Please bear with me as this website is a "work in progress!"
If you have any Rayson-Craft Boats literature or brochures that you'd like to sell or share through this website, please contact me. Also please create an account and share some pictures of your Rayson-Craft.
Harlan Orrin is looking for pictures of Miss Marine World for her restoration. If you have any pictures, please contact me or email Harlan at Woodboatharlan@aol.com
Growing up my uncle had (and still has to this day) a 1964 "J-hull" Rayson-Craft affectionately called "The Hot Rod Boat" in our family. Living in a different state, I only got a few rides in that boat but it left an impression, the look and sound of coolness on the water. Half the time when we went to visit it was stored for the season in his garage but I always stopped out to take a look and admire it. And it didn't hurt the reputation built up in my mind when my uncle was always happy to tell us how fast the boat would go, especially if he changed props! He always enjoyed telling stories of baiting some younger guy in his bigger boat by pulling along side him and gradually upping the speed, then motoring off long enough to prove the racing heritage of this little boat! Did I mention his is powered by a Tripower 406 Ford?

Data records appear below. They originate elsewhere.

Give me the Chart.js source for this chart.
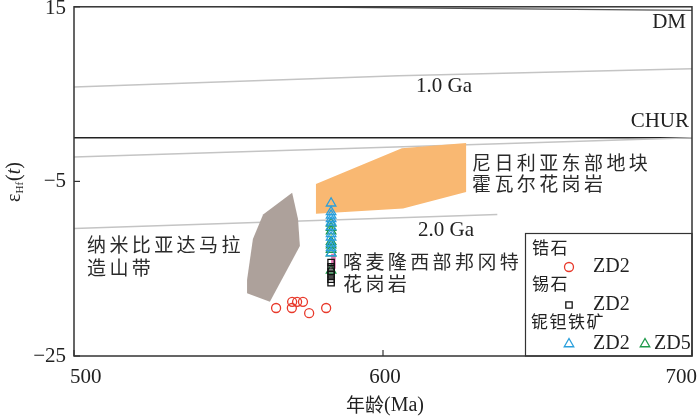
<!DOCTYPE html>
<html>
<head>
<meta charset="utf-8">
<script src="https://cdn.jsdelivr.net/npm/chart.js@4.4.0/dist/chart.umd.min.js"></script>
<style>
  html, body { margin: 0; padding: 0; background: #fff; }
  #wrap { width: 700px; height: 418px; }
</style>
</head>
<body>
<div id="wrap"><canvas id="chart" width="700" height="418"></canvas></div>
<script>
// 軸の目盛り
const xTicks = [500, 600, 700];
const yTicks = [15, -5, -25];

// 参考線 [年齢(Ma), εHf(t)]
const dmLine = [[500, 15.2], [700, 14.6]];
const ga10Line = [[500, 5.8], [605, 7.1], [700, 7.9]];
const crustLine = [[500, -2.2], [700, 0.0]];
const churLine = [[500, 0], [700, 0]];
const ga20Line = [[500, -10.4], [637, -8.8]];

// 比較フィールド
const namibiaField = [[570.6, -6.3], [572.5, -9.3], [573.1, -12.4], [563.4, -18.8], [556.0, -17.8], [556.0, -16.3], [557.9, -11.6], [561.2, -8.8], [570.6, -6.3]];
const nigeriaField = [[578.3, -5.3], [606.1, -1.2], [626.9, -0.6], [626.9, -6.2], [606.5, -8.1], [578.3, -8.7], [578.3, -5.3]];
const cameroonField = [[583.2, -13.3], [584.7, -13.3], [584.7, -15.0], [583.2, -15.0], [583.2, -13.3]];

// 試料データ
const zirconAge = [565.4, 570.5, 570.6, 572.2, 574.1, 576.1, 581.6];
const zirconHf = [-19.5, -19.5, -18.8, -18.8, -18.8, -20.1, -19.5];
const cassAge = [583.2, 583.2, 583.2, 583.2, 583.2, 583.2];
const cassHf = [-14.3, -14.8, -15.3, -15.7, -16.2, -16.6];
const coltanZD2Age = [583.2, 583.2, 583.2, 583.2, 583.2, 583.2, 583.2, 583.2, 583.2, 583.2, 583.2];
const coltanZD2Hf = [-7.5, -8.5, -8.9, -9.3, -9.7, -10.2, -11.0, -11.4, -12.1, -12.6, -13.2];
const coltanZD5Age = [583.2, 583.2, 583.2, 583.2, 583.2, 583.2, 583.2, 583.2];
const coltanZD5Hf = [-9.8, -10.3, -10.7, -11.9, -12.3, -12.8, -13.2, -15.2];

const RED = '#e8392b', BLACK = '#111', BLUE = '#2a9fdc', GREEN = '#1f9a4a';
const SERIF = '"Liberation Serif", "DejaVu Serif", serif';
const CJK = '"Noto Sans CJK SC", sans-serif';

const toXY = arr => arr.map(p => ({ x: p[0], y: p[1] }));
const zip = (xs, ys) => xs.map((x, i) => ({ x: x, y: ys[i] }));

function lineSet(pts, color, width) {
    return { type: 'line', data: toXY(pts), borderColor: color, borderWidth: width, pointRadius: 0, fill: false, order: 3 };
}
function fieldSet(pts, color) {
    return { type: 'line', data: toXY(pts), borderColor: color, borderWidth: 0, backgroundColor: color, pointRadius: 0, fill: 'shape', order: 2 };
}
function pointSet(xs, ys, style, color, r) {
    return { type: 'scatter', data: zip(xs, ys), pointStyle: style, pointRadius: r, borderColor: color, backgroundColor: 'transparent', pointBorderWidth: 1.3, order: 1 };
}

// 中国語は一文字ずつ描く（字間を広めに）
function cjkText(ctx, str, x, y, size, step) {
    ctx.font = size + 'px ' + CJK;
    ctx.textAlign = 'left';
    ctx.textBaseline = 'middle';
    [...str].forEach((ch, i) => ctx.fillText(ch, x + i * step, y));
}
function serifText(ctx, str, x, y, size, align) {
    ctx.font = size + 'px ' + SERIF;
    ctx.textAlign = align;
    ctx.textBaseline = 'middle';
    ctx.fillText(str, x, y);
}
function marker(ctx, style, color, x, y, r) {
    ctx.save();
    ctx.strokeStyle = color;
    ctx.fillStyle = 'rgba(0,0,0,0)';
    ctx.lineWidth = 1.3;
    Chart.helpers.drawPoint(ctx, { pointStyle: style, radius: r, borderWidth: 1.3 }, x, y);
    ctx.restore();
}

const decorPlugin = {
    id: 'decor',
    afterDraw(chart) {
        const ctx = chart.ctx;
        const xs = chart.scales.x, ys = chart.scales.y;
        const a = chart.chartArea;
        ctx.save();
        ctx.fillStyle = '#222';
        ctx.strokeStyle = '#333';

        // 枠
        ctx.lineWidth = 1.5;
        ctx.strokeRect(a.left, a.top, a.right - a.left, a.bottom - a.top);

        // 内向きの目盛り
        ctx.lineWidth = 1.2;
        xTicks.forEach(v => {
            const px = xs.getPixelForValue(v);
            ctx.beginPath(); ctx.moveTo(px, a.bottom); ctx.lineTo(px, a.bottom - 6); ctx.stroke();
        });
        yTicks.forEach(v => {
            const py = ys.getPixelForValue(v);
            ctx.beginPath(); ctx.moveTo(a.left, py); ctx.lineTo(a.left + 6, py); ctx.stroke();
        });

        // 目盛りラベル
        xTicks.forEach((v, i) => {
            const px = xs.getPixelForValue(v);
            if (i === 0) serifText(ctx, String(v), px - 4, 377, 21, 'left');
            else if (i === xTicks.length - 1) serifText(ctx, String(v), px + 5, 377, 21, 'right');
            else serifText(ctx, String(v), px + 2, 377, 21, 'center');
        });
        yTicks.forEach(v => {
            const py = Math.max(ys.getPixelForValue(v), 8);
            const txt = v < 0 ? '\u2212' + Math.abs(v) : String(v);
            serifText(ctx, txt, 66, py, 21, 'right');
        });

        // x 軸タイトル
        ctx.font = '19px ' + CJK;
        const w1 = ctx.measureText('年龄').width;
        ctx.font = '20px ' + SERIF;
        const w2 = ctx.measureText('(Ma)').width;
        const sx = 385 - (w1 + w2) / 2;
        ctx.textAlign = 'left'; ctx.textBaseline = 'middle';
        ctx.font = '19px ' + CJK; ctx.fillText('年龄', sx, 405);
        ctx.font = '20px ' + SERIF; ctx.fillText('(Ma)', sx + w1, 406);

        // y 軸タイトル εHf(t)
        ctx.save();
        ctx.translate(14, 182);
        ctx.rotate(-Math.PI / 2);
        ctx.textAlign = 'left'; ctx.textBaseline = 'alphabetic';
        ctx.font = '20px ' + SERIF; const we = ctx.measureText('\u03b5').width;
        ctx.font = '11px ' + SERIF; const wh = ctx.measureText('Hf').width;
        ctx.font = '20px ' + SERIF; const wp = ctx.measureText('(').width;
        ctx.font = 'italic 20px ' + SERIF; const wt = ctx.measureText('t').width;
        const total = we + wh + wp * 2 + wt + 1;
        let cx = -total / 2;
        ctx.font = '20px ' + SERIF; ctx.fillText('\u03b5', cx, 6); cx += we;
        ctx.font = '11px ' + SERIF; ctx.fillText('Hf', cx, 9); cx += wh + 1;
        ctx.font = '20px ' + SERIF; ctx.fillText('(', cx, 6); cx += wp;
        ctx.font = 'italic 20px ' + SERIF; ctx.fillText('t', cx, 6); cx += wt;
        ctx.font = '20px ' + SERIF; ctx.fillText(')', cx, 6);
        ctx.restore();

        // 参考線ラベル
        serifText(ctx, 'DM', 686, 22, 21, 'right');
        serifText(ctx, '1.0 Ga', 416, 86, 21, 'left');
        serifText(ctx, 'CHUR', 689, 121, 21, 'right');
        serifText(ctx, '2.0 Ga', 418, 230, 21, 'left');

        // フィールド名
        ctx.fillStyle = '#2a2a2a';
        cjkText(ctx, '尼日利亚东部地块', 472, 163, 19, 22.4);
        cjkText(ctx, '霍瓦尔花岗岩', 472, 184, 19, 22.4);
        cjkText(ctx, '纳米比亚达马拉', 87, 245, 19, 22.4);
        cjkText(ctx, '造山带', 87, 268, 19, 22.4);
        cjkText(ctx, '喀麦隆西部邦冈特', 343, 262, 19, 22.4);
        cjkText(ctx, '花岗岩', 343, 284, 19, 22.4);

        // 凡例
        ctx.lineWidth = 1.2;
        ctx.strokeStyle = '#333';
        ctx.strokeRect(525.5, 233.5, a.right - 525.5, a.bottom - 233.5);
        ctx.fillStyle = '#222';
        cjkText(ctx, '锆石', 532, 248, 17, 18.5);
        marker(ctx, 'circle', RED, 569, 267, 4.5);
        serifText(ctx, 'ZD2', 593, 267, 20, 'left');
        cjkText(ctx, '锡石', 532, 284, 17, 18.5);
        marker(ctx, 'rect', BLACK, 569, 305, 4.5);
        serifText(ctx, 'ZD2', 593, 305, 20, 'left');
        cjkText(ctx, '铌钽铁矿', 531, 322, 17, 18.5);
        marker(ctx, 'triangle', BLUE, 569, 344, 5.5);
        serifText(ctx, 'ZD2', 593, 344, 20, 'left');
        marker(ctx, 'triangle', GREEN, 645, 344, 5.5);
        serifText(ctx, 'ZD5', 654, 344, 20, 'left');

        ctx.restore();
    }
};

const ctx = document.getElementById('chart').getContext('2d');
new Chart(ctx, {
    type: 'scatter',
    data: {
        datasets: [
            pointSet(zirconAge, zirconHf, 'circle', RED, 4.5),
            pointSet(cassAge, cassHf, 'rect', BLACK, 4.5),
            pointSet(coltanZD2Age, coltanZD2Hf, 'triangle', BLUE, 5.5),
            pointSet(coltanZD5Age, coltanZD5Hf, 'triangle', GREEN, 5.5),
            fieldSet(cameroonField, '#e37bb4'),
            fieldSet(namibiaField, '#ada19b'),
            fieldSet(nigeriaField, '#f9b872'),
            lineSet(dmLine, '#555', 1.3),
            lineSet(ga10Line, '#c4c4c4', 1.5),
            lineSet(crustLine, '#c4c4c4', 1.5),
            lineSet(churLine, '#222', 1.5),
            lineSet(ga20Line, '#c4c4c4', 1.5)
        ]
    },
    options: {
        responsive: false,
        animation: false,
        layout: { padding: { left: 74, right: 8, top: 1.5, bottom: 62 } },
        plugins: { legend: { display: false }, tooltip: { enabled: false } },
        scales: {
            x: { type: 'linear', min: 500, max: 700, display: false },
            y: { type: 'linear', min: -25, max: 15, display: false }
        }
    },
    plugins: [decorPlugin]
});
</script>
</body>
</html>
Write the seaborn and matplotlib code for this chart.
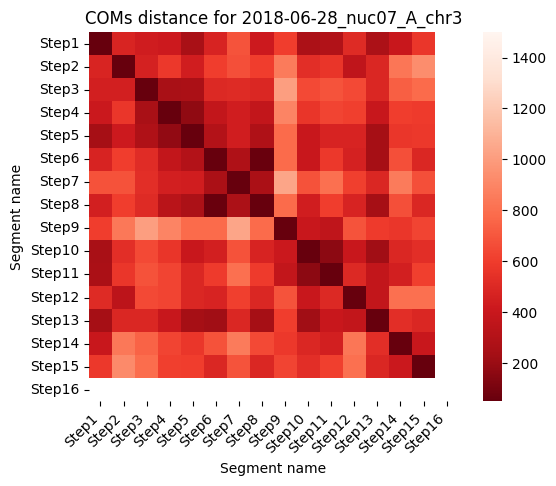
import numpy as np
import pandas as pd
import seaborn as sns
import matplotlib.pyplot as plt

segments = ['Step%d' % i for i in range(1, 17)]

# distances (Step16 has no data)
step1 = [50, 480, 430, 420, 250, 470, 690, 420, 600, 270, 290, 510, 270, 400, 570]
step2 = [480, 50, 460, 580, 440, 600, 670, 600, 850, 530, 560, 360, 490, 830, 930]
step3 = [450, 450, 50, 250, 260, 500, 510, 490, 1010, 650, 690, 650, 490, 730, 780]
step4 = [410, 570, 250, 50, 170, 370, 440, 370, 890, 565, 630, 610, 390, 600, 590]
step5 = [240, 420, 280, 180, 50, 300, 440, 280, 780, 400, 470, 470, 240, 570, 580]
step6 = [470, 600, 520, 370, 300, 50, 280, 60, 780, 400, 580, 460, 240, 670, 490]
step7 = [680, 680, 530, 450, 440, 260, 50, 260, 1040, 680, 800, 610, 490, 850, 670]
step8 = [450, 600, 510, 330, 270, 60, 270, 50, 780, 440, 600, 470, 240, 670, 490]
step9 = [600, 840, 1010, 890, 780, 780, 1040, 780, 50, 400, 360, 690, 590, 570, 630]
step10 = [250, 530, 650, 565, 400, 450, 680, 470, 410, 50, 160, 400, 225, 490, 530]
step11 = [260, 570, 680, 630, 490, 590, 800, 590, 370, 160, 50, 500, 370, 450, 610]
step12 = [510, 340, 650, 630, 490, 470, 610, 490, 690, 400, 500, 50, 370, 800, 800]
step13 = [240, 490, 490, 390, 240, 225, 490, 240, 600, 225, 400, 370, 50, 530, 490]
step14 = [400, 840, 750, 630, 570, 680, 850, 650, 580, 490, 450, 830, 530, 50, 400]
step15 = [580, 920, 790, 610, 600, 490, 690, 490, 630, 530, 610, 800, 490, 410, 50]

rows = [step1, step2, step3, step4, step5, step6, step7, step8, step9,
        step10, step11, step12, step13, step14, step15]
dist = pd.DataFrame(rows, index=segments[:15], columns=segments[:15])
dist = dist.reindex(index=segments, columns=segments)

fig = plt.figure(figsize=(5.56, 4.86), dpi=100)
ax = fig.add_axes([0.160, 0.174, 0.664, 0.760])
cax = fig.add_axes([0.869, 0.174, 0.034, 0.760])
sns.heatmap(dist, cmap='Reds_r', vmin=50, vmax=1500, ax=ax, cbar_ax=cax)
ax.set_title('COMs distance for 2018-06-28_nuc07_A_chr3')
ax.set_xlabel('Segment name')
ax.set_ylabel('Segment name')
plt.setp(ax.get_xticklabels(), rotation=45, ha='right')
plt.setp(ax.get_yticklabels(), rotation=0)
plt.savefig('out.png')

For about 15 years on and off I kept my eye out for a boat like his. Whenever I traveled, I would pick up a Boat Trader or Swap Sheet and scan through it at night. Then as I started working on the computer more and got a little internet savvy I started Google searching "Rayson-Craft for sale". Finally I found a similar hull to my uncle's, and on the east coast to boot! It was in rough shape and not cheap, but it was also only about 1/2 an hour from my family's cottage. I finally made the trip to see it after contemplating the project all winter, and ended up putting a deposit on it. I was thrilled with the prospect of some day having the boat on the water. It was a good start and had the original seats and upholstery to get patterns from and the interior layout was what I wanted. Overall it hadn't been changed too much from it's original setup, it just suffered from some serious lack of attention over the years as many of these old boats do.
Well, funny thing was about two weeks later, after returning from a trip and getting caught up on work - out of habit I did the old Google search and what do you know? A boat with the same hull came up for sale in CA that was pretty much turn key! I called just for the heck of it and after a few emails back and forth, some phone calls, and a quick education on uship.com I had another one on the way that would put me in the water late that same season! I bought it based only on pictures, a short youtube video of it idling on the trailer and a few phone conversations with the second owner who knew the boat pretty much since it was new. I lined up a transporter on uship.com and the deal could not have gone smoother,a few small hiccups along the way that were dealt with and the boat arrived just as described to me and in great shape!